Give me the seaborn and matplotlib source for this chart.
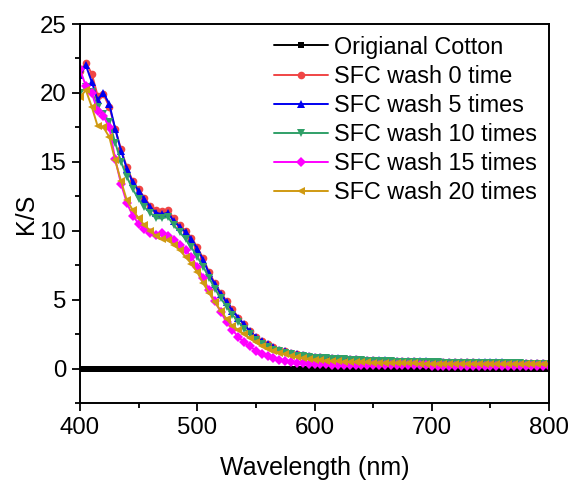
import numpy as np
import pandas as pd
import matplotlib
matplotlib.use("Agg")
import matplotlib.pyplot as plt
import seaborn as sns
from matplotlib.ticker import MultipleLocator

wavelength = list(range(400, 801, 5))

orig_cotton = [0.0] * 81

sfc_0 = [21.6, 22.2, 21.4, 19.8, 19.9, 19.0, 17.4, 15.9, 14.6, 13.6, 13.0, 12.4, 11.8, 11.5, 11.4, 11.5,
         10.9, 10.4, 10.0, 9.5, 8.8, 8.0, 7.0, 6.2, 5.5, 4.9, 4.3, 3.7, 3.2, 2.7, 2.3, 2.0, 1.75, 1.55,
         1.38, 1.24, 1.12, 1.03, 0.96, 0.9, 0.85,
         0.81, 0.78, 0.75, 0.72, 0.70, 0.68, 0.66, 0.64, 0.62, 0.60, 0.58, 0.57, 0.56, 0.55, 0.54, 0.53,
         0.52, 0.51, 0.50, 0.49, 0.48, 0.47, 0.46, 0.46, 0.45, 0.44, 0.44, 0.43, 0.43, 0.42, 0.42, 0.41,
         0.41, 0.40, 0.40, 0.40, 0.39, 0.39, 0.39, 0.38]

sfc_5 = [21.3, 22.0, 20.8, 19.5, 20.0, 19.2, 17.4, 15.8, 14.5, 13.5, 12.9, 12.3, 11.7, 11.3, 11.2, 11.3,
         10.7, 10.3, 9.9, 9.4, 8.7, 7.9, 6.9, 6.1, 5.4, 4.8, 4.2, 3.7, 3.2, 2.7, 2.3, 2.0, 1.75, 1.55,
         1.38, 1.24, 1.12, 1.03, 0.96, 0.9, 0.85,
         0.82, 0.79, 0.76, 0.73, 0.71, 0.69, 0.67, 0.65, 0.63, 0.61, 0.60, 0.59, 0.58, 0.57, 0.56, 0.55,
         0.54, 0.53, 0.52, 0.51, 0.50, 0.49, 0.48, 0.48, 0.47, 0.46, 0.46, 0.45, 0.45, 0.44, 0.44, 0.44,
         0.43, 0.43, 0.43, 0.42, 0.42, 0.42, 0.42, 0.42]

sfc_10 = [20.0, 20.4, 20.1, 19.0, 18.5, 17.9, 16.4, 15.0, 13.9, 13.0, 12.3, 11.7, 11.3, 10.9, 10.9, 11.0,
          10.4, 9.9, 9.4, 8.8, 8.1, 7.4, 6.6, 5.8, 5.1, 4.5, 3.9, 3.4, 2.9, 2.5, 2.1, 1.8, 1.55, 1.38,
          1.24, 1.12, 1.02, 0.94, 0.88, 0.83, 0.79,
          0.76, 0.73, 0.70, 0.68, 0.66, 0.64, 0.62, 0.60, 0.58, 0.56, 0.55, 0.54, 0.52, 0.51, 0.50, 0.49,
          0.48, 0.47, 0.46, 0.45, 0.44, 0.43, 0.42, 0.42, 0.41, 0.40, 0.40, 0.39, 0.39, 0.38, 0.38, 0.38,
          0.37, 0.37, 0.37, 0.36, 0.36, 0.36, 0.36, 0.36]

sfc_15 = [21.7, 20.5, 20.0, 18.7, 18.3, 17.5, 15.2, 13.4, 12.0, 11.1, 10.5, 10.1, 9.85, 9.7, 9.8, 9.6,
          9.3, 9.0, 8.6, 8.1, 7.4, 6.6, 5.7, 4.9, 4.1, 3.4, 2.8, 2.3, 1.9, 1.6, 1.3, 1.05, 0.88, 0.74,
          0.62, 0.53, 0.46, 0.41, 0.37, 0.34, 0.32,
          0.31, 0.30, 0.29, 0.28, 0.28, 0.27, 0.27, 0.26, 0.26, 0.25, 0.25, 0.25, 0.24, 0.24, 0.24, 0.23,
          0.23, 0.23, 0.23, 0.22, 0.22, 0.22, 0.22, 0.22, 0.21, 0.21, 0.21, 0.21, 0.21, 0.21, 0.20, 0.20,
          0.20, 0.20, 0.20, 0.20, 0.20, 0.20, 0.20, 0.20]

sfc_20 = [19.7, 20.2, 19.0, 17.6, 17.5, 16.8, 15.1, 13.6, 12.2, 11.5, 10.9, 10.4, 10.0, 9.6, 9.4, 9.3,
          9.0, 8.6, 8.1, 7.6, 7.0, 6.2, 5.5, 4.8, 4.2, 3.6, 3.1, 2.8, 2.5, 2.2, 1.9, 1.65, 1.45, 1.3,
          1.15, 1.02, 0.92, 0.83, 0.76, 0.7, 0.65,
          0.61, 0.58, 0.55, 0.53, 0.51, 0.49, 0.47, 0.45, 0.44, 0.43, 0.42, 0.41, 0.40, 0.39, 0.38, 0.37,
          0.37, 0.36, 0.36, 0.35, 0.35, 0.34, 0.34, 0.33, 0.33, 0.33, 0.32, 0.32, 0.32, 0.32, 0.31, 0.31,
          0.31, 0.31, 0.31, 0.30, 0.30, 0.30, 0.30, 0.30]

labels = ["Origianal Cotton", "SFC wash 0 time", "SFC wash 5 times",
          "SFC wash 10 times", "SFC wash 15 times", "SFC wash 20 times"]
series = [orig_cotton, sfc_0, sfc_5, sfc_10, sfc_15, sfc_20]

colors = ["#000000", "#F04545", "#0000F0", "#30A068", "#FF00FF", "#D09A12"]
markers = ["s", "o", "^", "v", "D", "<"]
msizes = [4.5, 5.5, 6, 6, 5, 6]

frames = []
for lab, vals in zip(labels, series):
    frames.append(pd.DataFrame({"Wavelength": wavelength, "KS": vals, "Sample": lab}))
df = pd.concat(frames, ignore_index=True)

sns.set_theme(style="ticks")
plt.rcParams["font.family"] = ["Liberation Sans", "DejaVu Sans"]
plt.rcParams["text.color"] = "black"
plt.rcParams["axes.labelcolor"] = "black"
plt.rcParams["xtick.color"] = "black"
plt.rcParams["ytick.color"] = "black"

fig = plt.figure(figsize=(5.72, 4.8), dpi=100)
ax = fig.add_axes([80 / 572, 1 - 403 / 480, (549 - 80) / 572, (403 - 24) / 480])

for lab, col, mk, ms in zip(labels, colors, markers, msizes):
    sub = df[df["Sample"] == lab]
    sns.lineplot(data=sub, x="Wavelength", y="KS", ax=ax, color=col, marker=mk,
                 markersize=ms, markeredgewidth=0, linewidth=1.4, label=lab)

ax.set_xlim(400, 800)
ax.set_ylim(-2.5, 25)
ax.xaxis.set_major_locator(MultipleLocator(100))
ax.xaxis.set_minor_locator(MultipleLocator(50))
ax.yaxis.set_major_locator(MultipleLocator(5))
ax.yaxis.set_minor_locator(MultipleLocator(2.5))
ax.tick_params(which="major", direction="out", length=6, width=1.3, labelsize=17.3,
               colors="black", labelcolor="black", pad=4)
ax.tick_params(which="minor", direction="out", length=3.5, width=1.3, colors="black")
ax.tick_params(top=False, right=False, which="both")
for sp in ax.spines.values():
    sp.set_visible(True)
    sp.set_linewidth(1.4)
    sp.set_color("black")

ax.set_xlabel("Wavelength (nm)", fontsize=18, labelpad=12, color="black")
ax.set_ylabel("K/S", fontsize=18, labelpad=1, color="black")

leg = ax.legend(loc="upper right", frameon=False, fontsize=16.8, handlelength=2.28,
                labelspacing=0.26, handletextpad=0.29, bbox_to_anchor=(1.0, 1.0),
                borderaxespad=0.2, borderpad=0.3, labelcolor="black")

fig.savefig("out.png", dpi=100)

▶ **JOB**: Please take the lines from the beginning of the data above through the line holding "orig_cotton = [0.0] * 81" and transcribe them exactly, without any pictures.

▶ **RESPONSE TO THE TASK**:
Give me the seaborn and matplotlib source for this chart.
import numpy as np
import pandas as pd
import matplotlib
matplotlib.use("Agg")
import matplotlib.pyplot as plt
import seaborn as sns
from matplotlib.ticker import MultipleLocator

wavelength = list(range(400, 801, 5))

orig_cotton = [0.0] * 81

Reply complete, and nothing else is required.